Время и снова время (Элтон) - страница 106

– Полезная вещица. – Бернадетт разглядывала нож.

– Да… австралийская.

Он передал ей бокал, некоторое время оба молча потягивали вино.

– Хороший рейнвейн, – сказал Стэнтон.

– Да. Я люблю немецкие вина. Они слаще французских.

Стэнтон втянул носом сигарный дым. Пахло восхитительно.

– А как у вас на личном фронте? – спросил он. – Что-нибудь было после Будапешта? Похоже, там определенно что-то было.

– Да, было. А после не было. Ведь прошло всего три месяца.

– Он разбил вам сердце?

На секунду Бернадетт задумалась.

– Лучше сказать – мое сердце разбилось.

– Так я и думал.

– Только…

– Что?

– Ладно. – Бернадетт посмотрела ему в глаза. – Что вы скажете, если это была она?

– Что ж… Значит, ваше сердце разбито женщиной.

– Вы шокированы? Вам мерзко?

– Вовсе нет. С чего вдруг?

– С чего вдруг? – изумилась Бернадетт. – С того, что подобное обычно шокирует и вызывает омерзение.

– То есть вы хотите, чтобы я ахнул и содрогнулся от гадливости?

– Нет, конечно.

– Вот и славно. Потому что я не потрясен.

– Правда?

Стэнтон прикинул, как лучше выразиться.

– Послушайте, я знаю, что нынешнее общество с большим предубеждением относится к розовой любви, но…

– Не понимаю, при чем тут розы? Все это было отчаянно, странно, неистово, но отнюдь не розово. Пылкая связь с чрезвычайно серьезной венгерской феминисткой аукается настоящим бедствием.

– Простите, я имел в виду не цветок. Это неверное слово. Сам не знаю, почему оно пришло на ум. Я понимаю, пока что на однополую любовь смотрят косо…

– Косо! Пока что!

– Поверьте, со временем отношение к ней изменится.

– Да ну? Ваш оптимизм восхищает, но я не вижу для него никаких оснований. У меня это было развлечением, этакой новинкой, чем-то вроде курортного романа. Однако я знаю немало людей, для кого в этом вся жизнь, и общество делает эту жизнь просто невыносимой.

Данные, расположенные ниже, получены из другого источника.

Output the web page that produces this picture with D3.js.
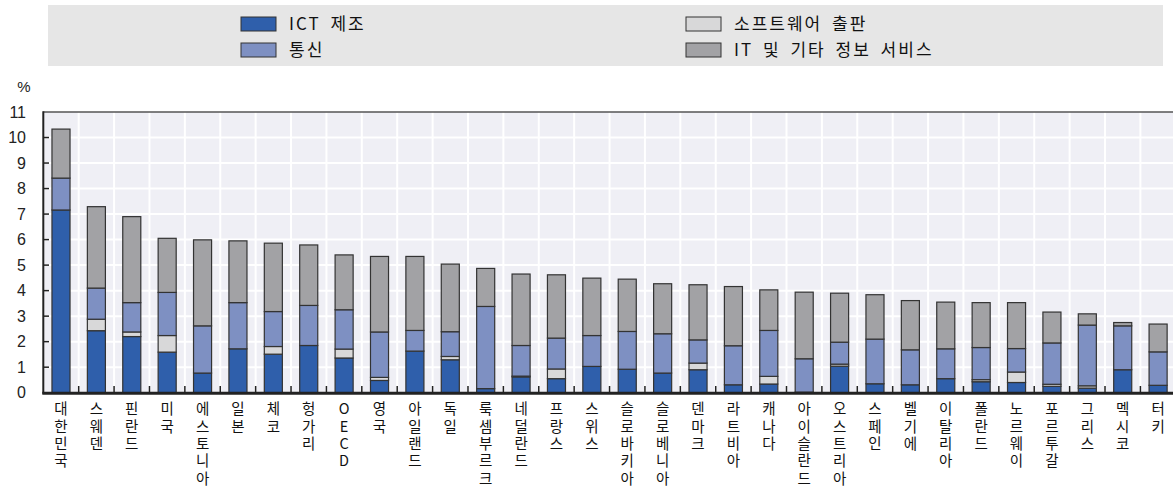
<!DOCTYPE html>
<html>
<head>
<meta charset="utf-8">
<style>
  body { margin: 0; background: #fff; }
  svg { display: block; font-family: "Noto Sans CJK KR", "Liberation Sans", sans-serif; }
  .xl { writing-mode: vertical-rl; text-orientation: upright; }
</style>
</head>
<body>
<svg width="1173" height="489"></svg>
<script src="https://d3js.org/d3.v7.min.js"></script>
<script>
var countries = ["대한민국","스웨덴","핀란드","미국","에스토니아","일본","체코","헝가리","OECD","영국","아일랜드",
  "독일","룩셈부르크","네덜란드","프랑스","스위스","슬로바키아","슬로베니아","덴마크","라트비아","캐나다","아이슬란드",
  "오스트리아","스페인","벨기에","이탈리아","폴란드","노르웨이","포르투갈","그리스","멕시코","터키"];

var ictManufacturing = [7.16,2.43,2.20,1.59,0.77,1.72,1.51,1.85,1.36,0.48,1.63,
  1.29,0.16,0.62,0.55,1.03,0.92,0.77,0.90,0.31,0.34,0.02,
  1.04,0.35,0.31,0.55,0.43,0.40,0.25,0.18,0.90,0.29];
var softwarePublishing = [0,0.45,0.18,0.65,0,0,0.30,0,0.35,0.12,0,
  0.13,0,0.03,0.38,0,0,0,0.26,0,0.30,0,
  0.08,0,0,0,0.08,0.41,0.08,0.09,0,0];
var telecom = [1.25,1.22,1.15,1.69,1.85,1.81,1.37,1.57,1.54,1.78,0.81,
  0.97,3.22,1.20,1.21,1.21,1.48,1.54,0.91,1.53,1.80,1.31,
  0.86,1.75,1.37,1.17,1.26,0.92,1.62,2.38,1.72,1.31];
var itServices = [1.92,3.19,3.37,2.12,3.37,2.42,2.68,2.37,2.15,2.96,2.90,
  2.65,1.49,2.80,2.48,2.25,2.05,1.96,2.16,2.32,1.59,2.61,
  1.92,1.74,1.93,1.83,1.76,1.80,1.21,0.44,0.13,1.09];

var seriesKeys = ["ict", "sw", "tel", "it"];
var seriesNames = {ict: "ICT 제조", sw: "소프트웨어 출판", tel: "통신", it: "IT 및 기타 정보 서비스"};
var yTicks = d3.range(0, 12);

var colors = {ict: "#2f5fab", sw: "#d8d8d9", tel: "#7e90c2", it: "#a2a2a5"};

var svg = d3.select("svg");

var rows = countries.map(function(c, i) {
  return {country: c, ict: ictManufacturing[i], sw: softwarePublishing[i], tel: telecom[i], it: itServices[i]};
});

var x = d3.scaleBand().domain(countries).range([43.3, 1175.8]).paddingInner(0.49).paddingOuter(0.245);
var y = d3.scaleLinear().domain([0, 11]).range([392.7, 112]);
var step = x.step();

// legend
svg.append("rect").attr("x", 48).attr("y", 5).attr("width", 1115).attr("height", 61).attr("fill", "#e6e6e6");
var legendPos = [
  {k: "ict", x: 241, y: 17}, {k: "tel", x: 241, y: 43},
  {k: "sw", x: 686, y: 17}, {k: "it", x: 686, y: 43}
];
var lg = svg.selectAll(".lg").data(legendPos).enter().append("g").attr("class", "lg");
lg.append("rect")
  .attr("x", function(d) { return d.x; }).attr("y", function(d) { return d.y; })
  .attr("width", 35).attr("height", 14)
  .attr("fill", function(d) { return colors[d.k]; })
  .attr("stroke", "#333").attr("stroke-width", 1);
lg.append("text")
  .attr("x", function(d) { return d.x + 48; }).attr("y", function(d) { return d.y + 7; })
  .attr("dy", "0.35em").attr("font-size", 17).attr("fill", "#111")
  .attr("letter-spacing", 2).attr("word-spacing", 4)
  .text(function(d) { return seriesNames[d.k]; });

// plot background
svg.append("rect").attr("x", 43.3).attr("y", 112).attr("width", 1173 - 43.3).attr("height", 392.7 - 112).attr("fill", "#efeff5");

// grid
svg.selectAll(".hg").data(yTicks.slice(1, -1)).enter().append("line")
  .attr("x1", 43.3).attr("x2", 1173)
  .attr("y1", function(d) { return y(d); }).attr("y2", function(d) { return y(d); })
  .attr("stroke", "#fff").attr("stroke-width", 2);
svg.selectAll(".vg").data(countries.slice(1)).enter().append("line")
  .attr("x1", function(d) { return x(d) - step * 0.245; }).attr("x2", function(d) { return x(d) - step * 0.245; })
  .attr("y1", 112).attr("y2", 392.7)
  .attr("stroke", "#fff").attr("stroke-width", 2);

// bars
var stack = d3.stack().keys(seriesKeys)(rows);
svg.selectAll(".layer").data(stack).enter().append("g").attr("class", "layer")
  .attr("fill", function(d) { return colors[d.key]; })
  .selectAll("rect").data(function(d) { return d.filter(function(p) { return p[1] - p[0] > 0; }); }).enter().append("rect")
  .attr("x", function(d) { return x(d.data.country); })
  .attr("width", x.bandwidth())
  .attr("y", function(d) { return y(d[1]); })
  .attr("height", function(d) { return y(d[0]) - y(d[1]); })
  .attr("stroke", "#333").attr("stroke-width", 1.2);

// frame: top and left, bottom axis
svg.append("line").attr("x1", 43.3).attr("x2", 1173).attr("y1", 112).attr("y2", 112).attr("stroke", "#555").attr("stroke-width", 1.5);
svg.append("line").attr("x1", 43.3).attr("x2", 43.3).attr("y1", 111.3).attr("y2", 393.7).attr("stroke", "#222").attr("stroke-width", 2);
svg.append("line").attr("x1", 42.3).attr("x2", 1173).attr("y1", 393.2).attr("y2", 393.2).attr("stroke", "#222").attr("stroke-width", 3);

// y ticks
svg.selectAll(".yt").data(yTicks.slice(1, -1)).enter().append("line")
  .attr("x1", 43.3).attr("x2", 49)
  .attr("y1", function(d) { return y(d); }).attr("y2", function(d) { return y(d); })
  .attr("stroke", "#222").attr("stroke-width", 1.5);
svg.selectAll(".yl").data(yTicks).enter().append("text")
  .attr("x", 26).attr("y", function(d) { return y(d); }).attr("dy", "0.36em")
  .attr("text-anchor", "end").attr("font-family", "Liberation Sans, Arial, sans-serif")
  .attr("font-size", 16).attr("fill", "#222")
  .text(function(d) { return d; });
svg.append("text").attr("x", 24).attr("y", 87).attr("dy", "0.35em").attr("text-anchor", "middle")
  .attr("font-family", "Liberation Sans, Arial, sans-serif").attr("font-size", 15).attr("fill", "#222").text("%");

// x ticks at band boundaries
svg.selectAll(".xt").data(countries.slice(1)).enter().append("line")
  .attr("x1", function(d) { return x(d) - step * 0.245; }).attr("x2", function(d) { return x(d) - step * 0.245; })
  .attr("y1", 392).attr("y2", 386)
  .attr("stroke", "#222").attr("stroke-width", 1.5);

// x labels, written top to bottom
svg.selectAll(".xl").data(countries).enter().append("text")
  .attr("class", "xl")
  .attr("x", function(d) { return x(d) + x.bandwidth() / 2; })
  .attr("y", 401.5)
  .attr("font-size", 14.5).attr("letter-spacing", 2.9).attr("fill", "#111")
  .text(function(d) { return d; });
</script>
</body>
</html>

– Да, вы правы. Лично я считаю, что человек не волен в своих сексуальных предпочтениях. Для меня самоочевидно, что с ними рождаются. И я глубоко убежден: нельзя никого дискриминировать за сексуальную ориентацию.

Бернадетт перегнулась через стол и схватила Стэнтона за руку:

– Как замечательно вы сказали, Хью! Потрясающе! Откуда вы берете такие выражения? Нельзя никого дискриминировать за сексуальную ориентацию. Погодите, я это запишу.

Она ушла в номер.

Стэнтону показалось, что Берни слишком долго записывает одно предложение. Наконец она вернулась. В нижнем белье.

– Я ужасная, да? – сказала она. – Но с вами так интересно, и я испугалась, что мы всю ночь просидим на балконе и никогда… не войдем в комнату.

Даже в лунном свете было видно, что Бернадетт вся залилась румянцем. Самое забавное, что в своем интимном наряде она все равно казалась одетой. Белая сорочка с неглубоким вырезом, чуть присборенная в талии и конусом расходившаяся к лодыжкам, предлагала к обозрению только шею и руки. Но, как ни странно, этот целомудренный наряд выглядел невероятно эротично. Возможно, из-за голых плеч в лунном свете. Иногда краешек обнаженной плоти воздействует сильнее полной наготы. В двадцать первом веке модельеры дамского белья об этом благополучно забыли.